Indodian.com – Proses alih status pegawai Komisi Pemberantasan Korupsi (KPK) menjadi Aparatur Sipil Negara (ASN) terus menuai polemik. Belakangan KPK menolak saran tindakan korektif dari Ombudsman Republik Indonesia. Jika dilihat secara menyeluruh, sikap dan tindakan ini memperlihatkan adanya kemerosotan nilai-nilai antikorupsi di tubuh KPK. Hal ini tidak dapat dilepaskan dari efek domino revisi Undang-Undang (UU) KPK.
Alumni Akademi Jurnalistik Lawan Korupsi (AJLK) Komisi Pemberantasan Korupsi tahun 2020 mencatat beberapa kontroversi yang menunjukan ketidakpatuhan KPK sebagai lembaga penegak hukum terhadap hukum dan khususnya sebagai lembaga antirasuah tidak mencerminkan nilai-nilai antikorupsi, antara lain:
Pertama, catatan-catatan pelik terkait upaya pemberantasan korupsi diperparah dengan sikap dan kebijakan di tubuh KPK, terutama komisioner-komisioner pemegang komando tertinggi, dalam menyikapi berbagai fenomena terkait korupsi dewasa ini. Alih-alih menjadi ujung tombak pemberantasan korupsi sesuai dengan amanat reformasi, KPK seringkali menunjukkan sikap yang tidak konsisten untuk mendukung upaya pemberantasan korupsi. Ketua KPK Firli Bahuri dengan tegas mengingatkan pada bulan Maret 2020, bahwa siapapun yang melakukan tindak pidana korupsi dalam kondisi pandemi akan dijatuhi hukuman mati sesuai dengan aturan yang tertuang dalam UU Nomor 31 Tahun 1999 jo UU Nomor 20 Tahun 2001 tentang Pemberantasan Tindak Pidana Korupsi.
Baca Juga : Kemerdekaan dan Upaya Jalan Pulang pada Pancasila
Baca Juga : Aku dan Kisahku
Dalam selang waktu tidak lebih dari sembilan bulan setelahnya, dua orang menteri Kabinet Indonesia Maju terjerat kasus korupsi. Namun, alih-alih membuktikan ketegasan yang ditunjukkan oleh Firli, inkonsistensi KPK mulai nampak ketika Jaksa Penuntut Umum KPK hanya menuntut eks Menteri Sosial Juliari Batubara selama 11 tahun dan membayar uang pengganti sebesar Rp 14,5 miliar atas dugaan suap. Selain itu, dalam kasus eks Menteri Kelautan dan Perikanan Eddy Prabowo, tuntutan yang dilayangkan pun hanya 5 tahun dan denda Rp10 miliar.

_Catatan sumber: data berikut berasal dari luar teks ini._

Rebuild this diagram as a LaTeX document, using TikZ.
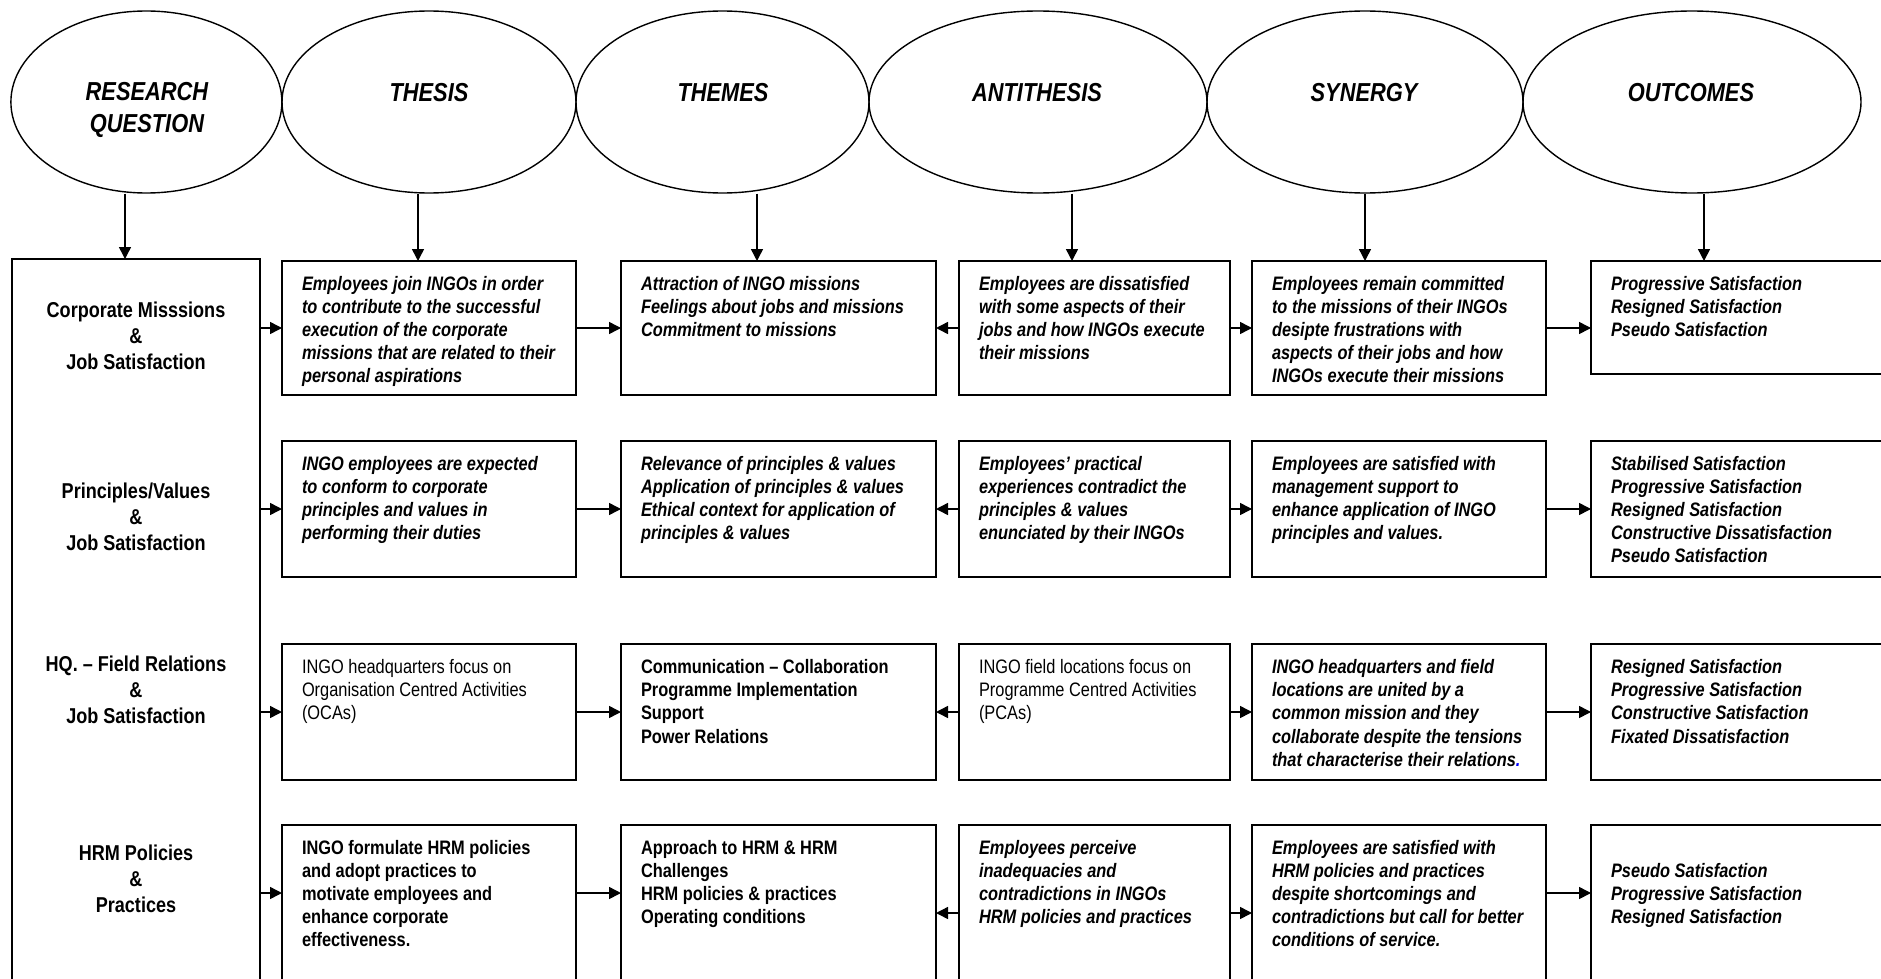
\documentclass[tikz,border=0pt]{standalone}
\usepackage{fontspec}
\setmainfont{Liberation Sans}[FakeStretch=0.84]
\usetikzlibrary{arrows.meta,shapes.geometric}

% cell contents: width, height, first baseline depth, text
\newcommand\cellbox[4]{%
  \hspace*{20pt}\parbox[c][#2pt][t]{\dimexpr#1pt-20pt\relax}{%
    \fontsize{19.5}{23.2}\selectfont\raggedright\rule{0pt}{#3pt}#4}}

\tikzset{
  oval/.style={ellipse, draw, line width=1.4pt, inner sep=0pt, minimum height=182pt},
  ovaltext/.style={align=center, inner sep=0pt, font=\fontsize{26}{32}\selectfont\bfseries\itshape},
  cell/.style={draw, line width=1.8pt, anchor=north west, inner sep=0pt, outer sep=0pt},
  sidetext/.style={align=center, inner sep=0pt, font=\fontsize{21.5}{26}\selectfont\bfseries},
  arr/.style={line width=1.5pt, -{Triangle[length=12pt,width=12pt]}},
}

\begin{document}
\begin{tikzpicture}[x=1pt, y=-1pt]
\useasboundingbox (0,0) rectangle (1881,979);
\clip (0,0) rectangle (1881,979);
\fill[white] (0,0) rectangle (1881,979);

% ---- heading ovals ----
\node[oval, minimum width=271pt] (e1) at (146.4,102) {};
\node[oval, minimum width=294pt] (e2) at (429,102) {};
\node[oval, minimum width=293pt] (e3) at (722.5,102) {};
\node[oval, minimum width=338pt] (e4) at (1038,102) {};
\node[oval, minimum width=316pt] (e5) at (1365,102) {};
\node[oval, minimum width=338pt] (e6) at (1692,102) {};

\node[ovaltext] (h1) at (147,110) {RESEARCH\\QUESTION};
\node[ovaltext] (h2) at (429,93) {THESIS};
\node[ovaltext] (h3) at (723,93) {THEMES};
\node[ovaltext] (h4) at (1037,93) {ANTITHESIS};
\node[ovaltext] (h5) at (1364,93) {SYNERGY};
\node[ovaltext] (h6) at (1691,93) {OUTCOMES};

% ---- left column ----
\node[cell, minimum width=248pt, minimum height=760pt] (lbox) at (12,259) {};
\node[sidetext] (s1) at (136,336) {Corporate Misssions\\\&\\Job Satisfaction};
\node[sidetext] (s2) at (136,517) {Principles/Values\\\&\\Job Satisfaction};
\node[sidetext] (s3) at (136,690) {HQ. – Field Relations\\\&\\Job Satisfaction};
\node[sidetext] (s4) at (136,879) {HRM Policies\\\&\\Practices};

% ---- row 1 ----
\node[cell] (c1r1) at (282,261) {\cellbox{294}{134}{29}{\bfseries\itshape
  Employees join INGOs in order\\to contribute to the successful\\execution of the corporate\\missions that are related to their\\personal aspirations}};
\node[cell] (c2r1) at (621,261) {\cellbox{315}{134}{29}{\bfseries\itshape
  Attraction of INGO missions\\Feelings about jobs and missions\\Commitment to missions}};
\node[cell] (c3r1) at (959,261) {\cellbox{271}{134}{29}{\bfseries\itshape
  Employees are dissatisfied\\with some aspects of their\\jobs and how INGOs execute\\their missions}};
\node[cell] (c4r1) at (1252,261) {\cellbox{294}{134}{29}{\bfseries\itshape
  Employees remain committed\\to the missions of their INGOs\\desipte frustrations with\\aspects of their jobs and how\\INGOs execute their missions}};
\node[cell] (c5r1) at (1591,261) {\cellbox{310}{113}{29}{\bfseries\itshape
  Progressive Satisfaction\\Resigned Satisfaction\\Pseudo Satisfaction}};

% ---- row 2 ----
\node[cell] (c1r2) at (282,441) {\cellbox{294}{136}{29}{\bfseries\itshape
  INGO employees are expected\\to conform to corporate\\principles and values in\\performing their duties}};
\node[cell] (c2r2) at (621,441) {\cellbox{315}{136}{29}{\bfseries\itshape
  Relevance of principles \& values\\Application of principles \& values\\Ethical context for application of\\principles \& values}};
\node[cell] (c3r2) at (959,441) {\cellbox{271}{136}{29}{\bfseries\itshape
  Employees’ practical\\experiences contradict the\\principles \& values\\enunciated by their INGOs}};
\node[cell] (c4r2) at (1252,441) {\cellbox{294}{136}{29}{\bfseries\itshape
  Employees are satisfied with\\management support to\\enhance application of INGO\\principles and values.}};
\node[cell] (c5r2) at (1591,441) {\cellbox{310}{136}{29}{\bfseries\itshape
  Stabilised Satisfaction\\Progressive Satisfaction\\Resigned Satisfaction\\Constructive Dissatisfaction\\Pseudo Satisfaction}};

% ---- row 3 ----
\node[cell] (c1r3) at (282,644) {\cellbox{294}{136}{29.5}{%
  INGO headquarters focus on\\Organisation Centred Activities\\(OCAs)}};
\node[cell] (c2r3) at (621,644) {\cellbox{315}{136}{29.5}{\bfseries
  Communication – Collaboration\\Programme Implementation\\Support\\Power Relations}};
\node[cell] (c3r3) at (959,644) {\cellbox{271}{136}{29.5}{%
  INGO field locations focus on\\Programme Centred Activities\\(PCAs)}};
\node[cell] (c4r3) at (1252,644) {\cellbox{294}{136}{29.5}{\bfseries\itshape
  INGO headquarters and field\\locations are united by a\\common mission and they\\collaborate despite the tensions\\that characterise their relations{\color{blue}.}}};
\node[cell] (c5r3) at (1591,644) {\cellbox{310}{136}{29.5}{\bfseries\itshape
  Resigned Satisfaction\\Progressive Satisfaction\\Constructive Satisfaction\\Fixated Dissatisfaction}};

% ---- row 4 ----
\node[cell] (c1r4) at (282,825) {\cellbox{294}{175}{29}{\bfseries
  INGO formulate HRM policies\\and adopt practices to\\motivate employees and\\enhance corporate\\effectiveness.}};
\node[cell] (c2r4) at (621,825) {\cellbox{315}{175}{29}{\bfseries
  Approach to HRM \& HRM\\Challenges\\HRM policies \& practices\\Operating conditions}};
\node[cell] (c3r4) at (959,825) {\cellbox{271}{175}{29}{\bfseries\itshape
  Employees perceive\\inadequacies and\\contradictions in INGOs\\HRM policies and practices}};
\node[cell] (c4r4) at (1252,825) {\cellbox{294}{175}{29}{\bfseries\itshape
  Employees are satisfied with\\HRM policies and practices\\despite shortcomings and\\contradictions but call for better\\conditions of service.}};
\node[cell] (c5r4) at (1591,825) {\cellbox{310}{175}{52}{\bfseries\itshape
  Pseudo Satisfaction\\Progressive Satisfaction\\Resigned Satisfaction}};

% ---- arrows from the ovals ----
\coordinate (ax1) at (125,0);
\coordinate (ax2) at (418,0);
\coordinate (ax3) at (757,0);
\coordinate (ax4) at (1072,0);
\coordinate (ax5) at (1365,0);
\coordinate (ax6) at (1704,0);
\draw[arr] (e1.south -| ax1) -- (lbox.north -| ax1);
\draw[arr] (e2.south -| ax2) -- (c1r1.north -| ax2);
\draw[arr] (e3.south -| ax3) -- (c2r1.north -| ax3);
\draw[arr] (e4.south -| ax4) -- (c3r1.north -| ax4);
\draw[arr] (e5.south -| ax5) -- (c4r1.north -| ax5);
\draw[arr] (e6.south -| ax6) -- (c5r1.north -| ax6);

% ---- arrows along rows 1-3 ----
\foreach \r in {1,2,3}{
  \draw[arr] (lbox.east |- c1r\r.west) -- (c1r\r.west);
  \draw[arr] (c1r\r.east) -- (c2r\r.west |- c1r\r.east);
  \draw[arr] (c3r\r.west) -- (c2r\r.east |- c3r\r.west);
  \draw[arr] (c3r\r.east) -- (c4r\r.west |- c3r\r.east);
  \draw[arr] (c4r\r.east) -- (c5r\r.west |- c4r\r.east);
}

% ---- arrows along row 4 ----
\coordinate (ya) at (0,893);
\coordinate (yb) at (0,913);
\draw[arr] (lbox.east |- ya) -- (c1r4.west |- ya);
\draw[arr] (c1r4.east |- ya) -- (c2r4.west |- ya);
\draw[arr] (c3r4.west |- yb) -- (c2r4.east |- yb);
\draw[arr] (c3r4.east |- yb) -- (c4r4.west |- yb);
\draw[arr] (c4r4.east |- ya) -- (c5r4.west |- ya);
\end{tikzpicture}
\end{document}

Tak jemu-jemu, inkonsistensi terus dipertontonkan. Sebagaimana telah diketahui, konteks penyelenggaraan Tes Wawasan Kebangsaan (TWK), pada 6 Mei 2021 Mahkamah Konstitusi mengeluarkan pertimbangan yang pada pokoknya menyatakan pengalihan status pegawai KPK tidak boleh merugikan hak pegawai KPK untuk diangkat menjadi ASN; tanggal 17 Mei 2021, Presiden Joko Widodo menyatakan kedudukan TWK bersifat masukan dan tidak boleh menjadi dasar memberhentikan pegawai KPK; tanggal 21 Juli 2021 Ombudsman Republik Indonesia mengumumkan Laporan Akhir Hasil Pemeriksaan Ombudsman yang menunjukan bahwa terjadi pelanggaran prosedur penyelenggaraan TWK.
Sebelum dikeluarkannya pernyataan oleh ketiga lembaga tersebut, KPK dalam pernyataannya selalu menunjukan sikap patuh terhadap apapun hasil keputusan atau arahan yang diberikan, tapi tindakan yang diambil setelahnya justru selalu bertolak-belakang. Bukan hanya Putusan MK yang tidak dipatuhi, arahan Presiden juga dibelakangi, bahkan saran ORI dilawan! Tentu saja, sikap bermuka dua seperti ini sama sekali tidak sejalan dengan nilai-nilai antikorupsi. Justru hal inilah yang mendegradasi kepercayaan publik dan menjadi alasan kuat mempertanyakan sikap antikorupsi KPK dibawah kepemimpinan Firli Bahuri cs.